Another Mariel original! Sort of. It’s really my version of a family recipe for this traditional Puerto Rican dish. My family has this dish for every holiday or special event. This past Thanksgiving, Ryan and I hosted for his family and I insisted that I had to make this dish. As I was simultaneously watching the turkey, potatoes, veggies, I had Ryan on the phone with my mom confirming that I was making the rice correctly. I was nervous, I wanted to have this staple dish and impress my in-laws. When the rice was done I opened the pot and steam flew in my face. It smelled delicious and looked right. And then, I tasted it AND IT WAS RIGHT! I literally danced in the kitchen that it tasted just like it always had throughout my childhood. Since then I’ve made this dish for my own parents (who were thoroughly impressed) and for friends. It seems sort of complex, and making rice in a pot can be daunting, but it’s actually pretty straightforward and not-very messy. It’s a great side to have for dinner after work or to wow dinner guests.
Now, like all family recipes, many of the directions I got from my mom and my aunt were a bit vague. Things like “a lot” and “until it looks right” can be really confusing and frustrating until you make it and it comes out yummy and “a lot” and “until it looks right” makes a lot of sense. I’ll do my best to be specific, but this recipe allows for wiggle room when it comes to seasoning so don’t worry!
Before getting started, let’s talk ingredients. I use mostly Goya products. You can use whatever you want, but Goya is easy to find in grocery stores and always hits the spot. First, let’s talk pigeon beans, or gandules. I have only had pigeon beans in this dish so I have no idea how else to use them, and I really have no idea what they taste like solo, but they are great in this dish.
Second, is sofrito. I like the Goya frozen version. You can make your own fresh version. The recipe I like is from Wilo Benet’s book True Flavors. You can also buy the sauce-like Goya version, but the frozen container is the largest and is less tomato-y. To use it, I just microwave the container for 20 seconds and then scrape off the portion I need.
Finally, let’s talk tomato paste. You can use regular tomato paste, but I’ve used whatever tomato based sauce I’ve had in the fridge. Some sometimes I’ve used paste, sometimes plain pasta sauce, and once the tomato juice from a can of whole tomatoes.
I think that’s the basics, so we should be good to get started!
1 cup medium grain rice
1 can pigeon beans (drain the beans but hold on to the liquid)

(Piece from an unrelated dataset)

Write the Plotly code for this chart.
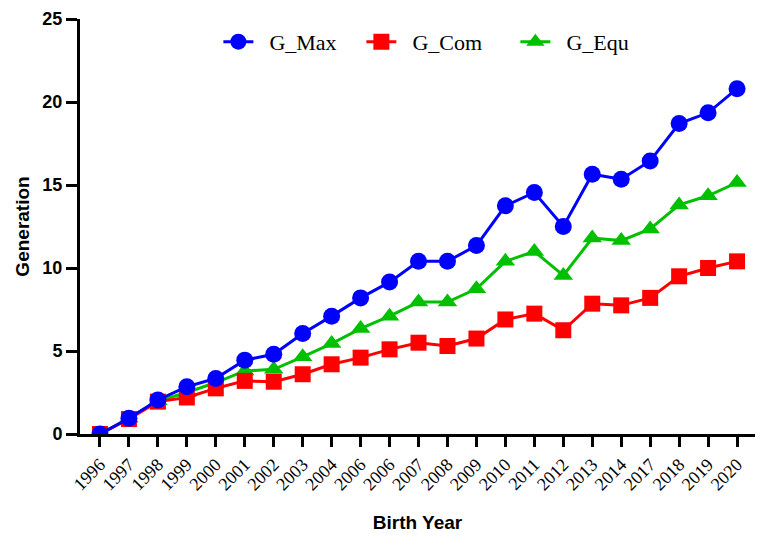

2 cups of liquid (You can use all water, but it will be most flavorful if you measure the bean liquid and then use chicken broth or water to make the difference up to 2 cups) You might also need more than 2 cups of liquid, and I’ll explain why in the directions.
1 small onion diced
2 tbsp garlic minced (can use more or less depending on taste)
3-4 tbsp sofrito
3 tbsp tomato paste
3 tbsp cilantro
*People also add green olives, cubanelle peppers, and diced ham. I don’t because Ryan doesn’t like olives and I don’t like ham, but if you choose to use these ingredients add them the step before you put in the pigeon beans.
1. In a large pot, heat 1-2 tbsp of oil. I like to have the setting at medium-high.
2. Cook the onion and garlic for about 3 minutes, or until the onion in translucent.
3. Stir in the sofrito, cilantro, and tomato paste. Now here is where my mom said you can use “a lot” of sofrito. She said there was no way you could use too much, so don’t feel like you have to stick to just 3-4 tbsps of sofrito. I know I’ve used enough sofrito when everything that turned the color of sofrito and the onions and garlic now look they are cooking in a thin layer of liquid.
4. Stir in the drained pigeon beans.
5. Pour in the liquid. If you can see the pigeon beans clearly through the liquid, add a little more until you can’t see the ingredients at the bottom of the pot. Usually I add about another 1/4 -1/2 cup. Bring it to a boil. Season with salt if you’d like.
6. Once the liquid has boiled add the rice.
7. Cook until the liquid evaporates and the surface of the rice is visible with some bubbling between the grains of rice. This usually takes 9-10 minutes.
8. Lower the heat, cover the pot with a lid, and cook for about 20 minutes until the liquid has been absorbed and the rice is fully cooked. Some people like to overcook it a little at the bottom so those grains are crunchy – I usually have people fighting for those portions.
Messy Level – Low. It’s really a one pot dish so there’s not much to clean afterward. Also, everything cooks at a nice boil or simmer so there isn’t an occasion for thing to pop out of the pot. Any mess I make comes in through spilling sofrito, chicken broth, and tomato sauce as I balance out how much I want to put in. But who doesn’t spill while cooking?